Saber retorts by lecture. I’m a bit too half-awake to quote her speech, but she’s remaining too sentimental in an objective argument. It doesn’t matter whether you kill a guy in rage, or in righteousness, you still kill the guy. Killing someone due to hatred breeds hatred just as effectively as killing someone due to righteous “good”. “Good” and “Bad” are such ambiguous concepts that do not have a set definition, they’re given by whoever. Your allies and you fight for what you deem to be “good”, and your enemies fight for what they deem to be “good”; it just results in an ambivalent struggle as to figure out who’s actually correct. But, rather than reasoning and discourse, the easiest, and simplest way, would be through brute force. If my army defeats your army, then I’m right and you’re wrong.
Kiritsugu stays with his intents, he will save the world; if it results in him being the medium, the sole recipient of mass atrocity, he’s willing to gladly accept the role of a martyr. Irisviel collpases after Kiritusgu leaves.

On-going Thoughts: Concluding Thoughts

Long entries, I swear. The motto for this blog should be “impressing my thoughts onto you ceaselessly without any regard or care for your opinion”. Anyways, really liked the episode, as I did the others.

This entry was posted in Anime, Fate/Zero 1/2. Bookmark the permalink.
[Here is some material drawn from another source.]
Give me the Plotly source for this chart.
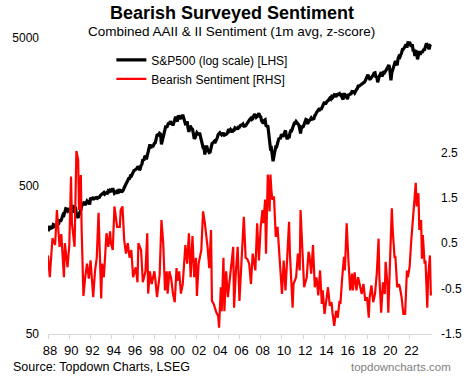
import math
import pandas as pd
import plotly.graph_objects as go

# ---------------- data ----------------
# S&P 500 month-end levels, Dec-1987 .. Dec-2023 (plotted at the start of the following month)
spx_start = "1988-01-01"
spx = [
    247,
    257, 268, 259, 261, 262, 274, 272, 262, 272, 279, 274, 278,
    297, 289, 295, 310, 321, 318, 346, 351, 349, 340, 346, 353,
    329, 332, 340, 331, 361, 358, 356, 323, 306, 304, 322, 330,
    344, 367, 375, 375, 390, 371, 388, 395, 388, 392, 375, 417,
    409, 413, 404, 415, 415, 408, 424, 414, 418, 419, 431, 436,
    439, 443, 452, 440, 450, 451, 448, 464, 459, 468, 462, 466,
    482, 467, 446, 451, 457, 444, 458, 475, 463, 472, 454, 459,
    470, 487, 501, 515, 533, 545, 562, 562, 584, 582, 605, 616,
    636, 640, 646, 654, 669, 671, 640, 652, 687, 705, 757, 741,
    786, 791, 757, 801, 848, 885, 954, 899, 947, 915, 955, 970,
    980, 1049, 1102, 1112, 1091, 1134, 1121, 957, 1017, 1099, 1164, 1229,
    1280, 1238, 1286, 1335, 1302, 1373, 1329, 1320, 1283, 1363, 1389, 1469,
    1394, 1366, 1499, 1452, 1421, 1455, 1431, 1518, 1437, 1429, 1315, 1320,
    1366, 1240, 1160, 1249, 1256, 1224, 1211, 1134, 1041, 1060, 1139, 1148,
    1130, 1107, 1147, 1077, 1067, 990, 912, 916, 815, 886, 936, 880,
    856, 841, 848, 917, 964, 975, 990, 1008, 996, 1051, 1058, 1112,
    1131, 1145, 1126, 1107, 1121, 1141, 1102, 1104, 1115, 1130, 1174, 1212,
    1181, 1204, 1181, 1157, 1192, 1191, 1234, 1220, 1229, 1207, 1249, 1248,
    1280, 1281, 1295, 1311, 1270, 1270, 1277, 1304, 1336, 1378, 1401, 1418,
    1438, 1407, 1421, 1482, 1531, 1503, 1455, 1474, 1527, 1549, 1481, 1468,
    1379, 1331, 1323, 1386, 1400, 1280, 1267, 1283, 1165, 969, 896, 903,
    826, 735, 798, 873, 919, 919, 987, 1021, 1057, 1036, 1096, 1115,
    1074, 1104, 1169, 1187, 1089, 1031, 1102, 1049, 1141, 1183, 1181, 1258,
    1286, 1327, 1326, 1364, 1345, 1321, 1292, 1219, 1131, 1253, 1247, 1258,
    1312, 1366, 1408, 1398, 1310, 1362, 1379, 1407, 1441, 1412, 1416, 1426,
    1498, 1515, 1569, 1598, 1631, 1606, 1686, 1633, 1682, 1757, 1806, 1848,
    1783, 1859, 1872, 1884, 1924, 1960, 1931, 2003, 1972, 2018, 2068, 2059,
    1995, 2105, 2068, 2086, 2107, 2063, 2104, 1972, 1920, 2079, 2080, 2044,
    1940, 1932, 2060, 2065, 2097, 2099, 2174, 2171, 2168, 2126, 2199, 2239,
    2279, 2364, 2363, 2384, 2412, 2423, 2470, 2472, 2519, 2575, 2648, 2674,
    2824, 2714, 2641, 2648, 2705, 2718, 2816, 2902, 2914, 2712, 2760, 2507,
    2704, 2784, 2834, 2946, 2752, 2942, 2980, 2926, 2977, 3038, 3141, 3231,
    3226, 2954, 2585, 2912, 3044, 3100, 3271, 3500, 3363, 3270, 3622, 3756,
    3714, 3811, 3973, 4181, 4204, 4298, 4395, 4523, 4308, 4605, 4567, 4700,
    4516, 4374, 4530, 4132, 4132, 3785, 4130, 3955, 3586, 3872, 4080, 3840,
    4077, 3970, 4109, 4169, 4180, 4450, 4589, 4508, 4288, 4194, 4460, 4530,
]

bear_dates = [
    "1988-01", "1988-03", "1988-06", "1988-09", "1988-11", "1989-02", "1989-04", "1989-07", "1989-08", "1989-11",
    "1990-01", "1990-03", "1990-04", "1990-07", "1990-09", "1990-11", "1990-12", "1991-02", "1991-03", "1991-05",
    "1991-07", "1991-09", "1991-11", "1992-01", "1992-04", "1992-06", "1992-08", "1992-10", "1993-01", "1993-02",
    "1993-04", "1993-07", "1993-09", "1993-11", "1993-12", "1994-02", "1994-04", "1994-07", "1994-10", "1994-11",
    "1995-01", "1995-03", "1995-05", "1995-07", "1995-09", "1995-11", "1996-01", "1996-04", "1996-06", "1996-07",
    "1996-10", "1996-12", "1997-03", "1997-05", "1997-06", "1997-08", "1997-10", "1998-01", "1998-02", "1998-04",
    "1998-07", "1998-09", "1998-11", "1999-01", "1999-03", "1999-04", "1999-06", "1999-08", "1999-10", "1999-12",
    "2000-02", "2000-03", "2000-05", "2000-07", "2000-09", "2000-12", "2001-02", "2001-04", "2001-06", "2001-08",
    "2001-10", "2001-12", "2002-01", "2002-03", "2002-06", "2002-08", "2002-10", "2002-11", "2003-01", "2003-03",
    "2003-05", "2003-06", "2003-08", "2003-11", "2004-01", "2004-02", "2004-04", "2004-05", "2004-07", "2004-08",
    "2004-10", "2004-12", "2005-02", "2005-04", "2005-06", "2005-07", "2005-09", "2005-11", "2006-01", "2006-03",
    "2006-06", "2006-08", "2006-10", "2006-12", "2007-02", "2007-04", "2007-05", "2007-07", "2007-09", "2007-11",
    "2008-01", "2008-03", "2008-04", "2008-06", "2008-07", "2008-08", "2008-09", "2008-11", "2008-12", "2009-01",
    "2009-02", "2009-04", "2009-06", "2009-08", "2009-10", "2009-11", "2010-01", "2010-03", "2010-05", "2010-07",
    "2010-09", "2010-10", "2011-01", "2011-02", "2011-05", "2011-07", "2011-09", "2011-10", "2011-12", "2012-02",
    "2012-05", "2012-07", "2012-08", "2012-10", "2012-12", "2013-02", "2013-04", "2013-06", "2013-08", "2013-10",
    "2013-11", "2014-01", "2014-03", "2014-05", "2014-07", "2014-09", "2014-10", "2014-12", "2015-02", "2015-04",
    "2015-06", "2015-07", "2015-09", "2015-11", "2015-12", "2016-02", "2016-04", "2016-06", "2016-08", "2016-09",
    "2016-11", "2017-01", "2017-03", "2017-05", "2017-07", "2017-09", "2017-11", "2018-01", "2018-03", "2018-04",
    "2018-06", "2018-08", "2018-10", "2018-12", "2019-02", "2019-03", "2019-05", "2019-07", "2019-09", "2019-10",
    "2019-12", "2020-01", "2020-03", "2020-05", "2020-06", "2020-08", "2020-09", "2020-11", "2021-01", "2021-02",
    "2021-04", "2021-06", "2021-08", "2021-10", "2021-11", "2022-01", "2022-03", "2022-05", "2022-07", "2022-08",
    "2022-09", "2022-11", "2022-12", "2023-02", "2023-03", "2023-04", "2023-06", "2023-07", "2023-09", "2023-10",
    "2023-12", "2024-01",
]
bear_values = [
    0.23, -0.25, 0.61, 0.46, 1.23, 0.42, 0.70, -0.25, 0.50, -0.03,
    0.46, 1.97, 0.94, 0.42, 2.53, 2.34, 1.23, 2.00, 0.79, -0.66,
    -0.25, 0.05, -0.28, 0.12, -0.69, -0.12, 0.18, 1.17, -0.72, 0.05,
    -0.25, 0.72, 0.42, 0.76, 0.50, 0.35, 1.31, 0.86, 0.86, 1.23,
    1.31, 0.57, 0.27, 0.50, 0.18, 0.35, -0.25, -0.03, -0.36, 0.50,
    0.35, -0.36, -0.12, 0.72, -0.61, -0.12, -0.40, -0.12, -0.28, -0.69,
    -0.20, 1.01, 0.50, -0.54, -0.12, -0.61, -0.12, -0.28, -0.61, -0.80,
    -0.05, -0.33, -0.12, -0.61, -0.40, 0.46, 0.05, 0.72, -0.25, 0.66,
    -0.25, 0.18, -0.66, 0.05, 0.35, 1.20, 0.94, 0.79, 0.42, -0.05,
    0.79, -0.77, -0.84, -1.03, -1.10, -1.36, -0.47, -1.00, 0.18, -1.00,
    -0.12, -0.69, -0.25, 0.05, 0.42, -0.92, -0.12, 0.42, -0.77, 0.05,
    1.08, 0.18, 0.15, 0.05, -0.40, 0.27, 0.12, -0.10, 0.94, 0.12,
    0.86, 1.23, 0.94, 1.46, 0.27, 1.68, 2.01, 1.20, 2.01, 1.68,
    1.46, 1.53, 0.64, 0.86, 0.20, 0.05, -0.62, 0.12, -0.54, 0.20,
    0.97, 0.27, -0.92, -0.40, -0.25, 0.27, -0.10, 1.23, 0.34, -0.47,
    -0.25, 0.31, 0.23, -0.17, 0.46, -0.47, -0.25, -0.65, -0.10, -0.84,
    -0.54, -1.06, -0.77, -0.47, -0.88, -0.80, -1.03, -1.32, -0.99, -1.14,
    -0.77, -0.84, -0.25, 0.20, -0.10, 0.94, 0.12, -0.54, -0.17, -0.54,
    -0.14, -0.54, -0.25, -0.47, -0.62, -0.40, -0.77, -0.69, -1.14, -0.69,
    -0.43, -0.80, -0.62, -0.17, 0.60, -0.25, -1.03, -0.36, -0.62, 0.09,
    -0.40, -1.03, 0.20, 1.27, 0.79, 0.20, 0.20, -0.47, -0.40, -0.47,
    -0.69, -1.06, -1.06, -0.10, -0.25, -0.03, 0.57, 1.01, 1.60, 1.83,
    1.31, 1.60, 0.79, 1.01, 0.16, 0.68, 0.05, 0.12, -0.92, -0.25,
    0.23, -0.65,
]

x_tick_years = list(range(1988, 2023, 2))
lhs_ticks = [50, 500, 5000]
rhs_ticks = [-1.5, -0.5, 0.5, 1.5, 2.5]

title = "Bearish Surveyed Sentiment"
subtitle = "Combined AAII & II Sentiment (1m avg, z-score)"
source = "Source: Topdown Charts, LSEG"
brand = "topdowncharts.com"

# ---------------- figure ----------------
FONT = "Liberation Sans, Arial, sans-serif"
spx_dates = pd.date_range(spx_start, periods=len(spx), freq="MS")

fig = go.Figure()
fig.add_trace(go.Scatter(
    x=spx_dates, y=spx, name="S&P500 (log scale) [LHS]", mode="lines",
    line=dict(color="#000000", width=3.2), yaxis="y",
))
fig.add_trace(go.Scatter(
    x=pd.to_datetime(bear_dates), y=bear_values, name="Bearish Sentiment [RHS]", mode="lines",
    line=dict(color="#ff0000", width=2.2), yaxis="y2",
))

fig.update_layout(
    width=474, height=376,
    margin=dict(l=43, r=36, t=38, b=42),
    paper_bgcolor="white", plot_bgcolor="white",
    font=dict(family=FONT, size=12, color="#000000"),
    showlegend=True,
    legend=dict(
        x=0.165, y=0.975, xanchor="left", yanchor="top",
        bgcolor="rgba(0,0,0,0)", font=dict(size=12, color="#000000"),
        itemwidth=30, tracegroupgap=0,
    ),
    xaxis=dict(
        type="date",
        range=["1987-12-31", "2024-02-10"],
        tickvals=[f"{y}-01-01" for y in x_tick_years],
        ticktext=[f"{y % 100:02d}" for y in x_tick_years],
        showgrid=False, zeroline=False,
        showline=True, linecolor="#d9d9d9", linewidth=1,
        ticks="outside", ticklen=4, tickcolor="#d9d9d9",
        tickfont=dict(size=13, color="#000000"),
        ticklabelshift=2,
    ),
    yaxis=dict(
        type="log",
        range=[math.log10(50), math.log10(5000)],
        tickvals=lhs_ticks, ticktext=[str(v) for v in lhs_ticks],
        showgrid=False, zeroline=False, showline=False, ticks="",
        tickfont=dict(size=12, color="#000000"),
        ticklabelstandoff=8,
    ),
    yaxis2=dict(
        overlaying="y", side="right",
        range=[-1.5, 5.02],
        tickvals=rhs_ticks, ticktext=[f"{v:.1f}" for v in rhs_ticks],
        showgrid=False, zeroline=False, showline=False, ticks="",
        tickfont=dict(size=12, color="#000000"),
        ticklabelstandoff=8,
    ),
    annotations=[
        dict(text=f"<b>{title}</b>", xref="paper", yref="paper", x=0.478, y=1.0845,
             xanchor="center", yanchor="middle", showarrow=False,
             font=dict(size=18, color="#000000")),
        dict(text=subtitle, xref="paper", yref="paper", x=0.478, y=1.0203,
             xanchor="center", yanchor="middle", showarrow=False,
             font=dict(size=13.5, color="#000000")),
        dict(text=source, xref="paper", yref="paper", x=-0.097, y=-0.1115,
             xanchor="left", yanchor="middle", showarrow=False,
             font=dict(size=12.5, color="#000000")),
        dict(text=brand, xref="paper", yref="paper", x=1.0557, y=-0.1115,
             xanchor="right", yanchor="middle", showarrow=False,
             font=dict(size=11.5, color="#808080")),
    ],
)

fig.write_html(
    "out.html",
    config={"displayModeBar": False},
    post_script="document.body.style.margin='0';document.body.style.overflow='hidden';",
)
3 Responses to On-going Thoughts: Fate/Zero 16/25

  1. moekou says:

    Actually, Lancer had no wish for the Holy Grail. The only reason he’s fighting is because he wishes to serve his master to the end to prove his loyalty, since he was burdened by the guilt of having an affair with his master’s fiance in his time. Unfortunately Kayneth was unable to understand such a selfless wish and it actually made him more suspicious and certain that Lancer was intentionally stealing his girlfriend. It all makes his death more tragic. Lancer wanted nothing but to serve his master loyally to the end because he desired a true master-servant bond of bros, and even something that simple and selfless was shattered.

  2. Anonymous says:

    I hated Kayneth and Sola the most.